++++ Data lines ++++
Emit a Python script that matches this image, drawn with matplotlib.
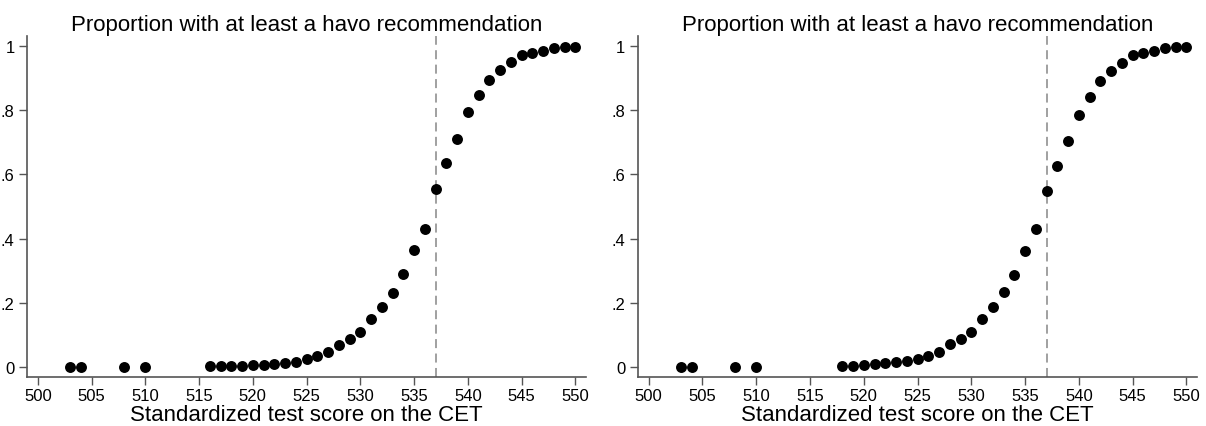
import matplotlib
matplotlib.use("Agg")
import matplotlib.pyplot as plt

plt.rcParams['font.family'] = ['Liberation Sans', 'DejaVu Sans']

scores_left = [503, 504, 508, 510, 516, 517, 518, 519, 520, 521, 522, 523, 524, 525,
               526, 527, 528, 529, 530, 531, 532, 533, 534, 535, 536, 537, 538, 539,
               540, 541, 542, 543, 544, 545, 546, 547, 548, 549, 550]
prop_left = [0.0, 0.0, 0.0, 0.0, 0.002, 0.002, 0.003, 0.003, 0.005, 0.007, 0.010, 0.014,
             0.017, 0.025, 0.033, 0.046, 0.069, 0.087, 0.110, 0.150, 0.188, 0.230, 0.289,
             0.363, 0.429, 0.553, 0.635, 0.711, 0.795, 0.846, 0.893, 0.926, 0.950, 0.972,
             0.978, 0.985, 0.993, 0.997, 0.998]

scores_right = [503, 504, 508, 510, 518, 519, 520, 521, 522, 523, 524, 525, 526, 527,
                528, 529, 530, 531, 532, 533, 534, 535, 536, 537, 538, 539, 540, 541,
                542, 543, 544, 545, 546, 547, 548, 549, 550]
prop_right = [0.0, 0.0, 0.0, 0.0, 0.003, 0.004, 0.005, 0.008, 0.011, 0.017, 0.018, 0.026,
              0.035, 0.048, 0.071, 0.088, 0.109, 0.150, 0.186, 0.233, 0.286, 0.362, 0.429,
              0.549, 0.625, 0.704, 0.786, 0.841, 0.890, 0.923, 0.948, 0.971, 0.978, 0.985,
              0.993, 0.997, 0.998]

cutoff = 537
title = "Proportion with at least a havo recommendation"
xlabel = "Standardized test score on the CET"
xticks = [500, 505, 510, 515, 520, 525, 530, 535, 540, 545, 550]
yticks = [0, 0.2, 0.4, 0.6, 0.8, 1]
ytick_labels = ["0", ".2", ".4", ".6", ".8", "1"]

fig = plt.figure(figsize=(12.06, 4.27), dpi=100)
axes_pos = [[0.0224, 0.1148, 0.4636, 0.7985], [0.529, 0.1148, 0.4636, 0.7985]]
spine_col = "#555555"
for pos, xs, ys in zip(axes_pos, [scores_left, scores_right], [prop_left, prop_right]):
    ax = fig.add_axes(pos)
    ax.scatter(xs, ys, s=62, color="black", zorder=3, linewidths=0)
    ax.axvline(cutoff, color="#999999", linestyle=(0, (5, 3)), linewidth=1.3, zorder=2)
    ax.set_xlim(499.0, 551.0)
    ax.set_ylim(-0.031, 1.031)
    ax.set_xticks(xticks)
    ax.set_yticks(yticks)
    ax.set_yticklabels(ytick_labels)
    ax.spines['top'].set_visible(False)
    ax.spines['right'].set_visible(False)
    for s in ['left', 'bottom']:
        ax.spines[s].set_color(spine_col)
        ax.spines[s].set_linewidth(1.2)
    ax.tick_params(axis='both', direction='out', length=5.5, width=1, color=spine_col,
                   labelsize=12, pad=3.5)
    ax.tick_params(axis='x', pad=2.5)
    ax.set_title(title, fontsize=16, pad=4)
    ax.set_xlabel(xlabel, fontsize=16, labelpad=1)

fig.savefig("out.png", dpi=100)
++++
**Brief:**
Starting at the top of the listing above, reproduce each line up to and including the one with "plt.rcParams['font.family'] = ['Liberation"; omit the pictures.

**Solution:**
Emit a Python script that matches this image, drawn with matplotlib.
import matplotlib
matplotlib.use("Agg")
import matplotlib.pyplot as plt

plt.rcParams['font.family'] = ['Liberation Sans', 'DejaVu Sans']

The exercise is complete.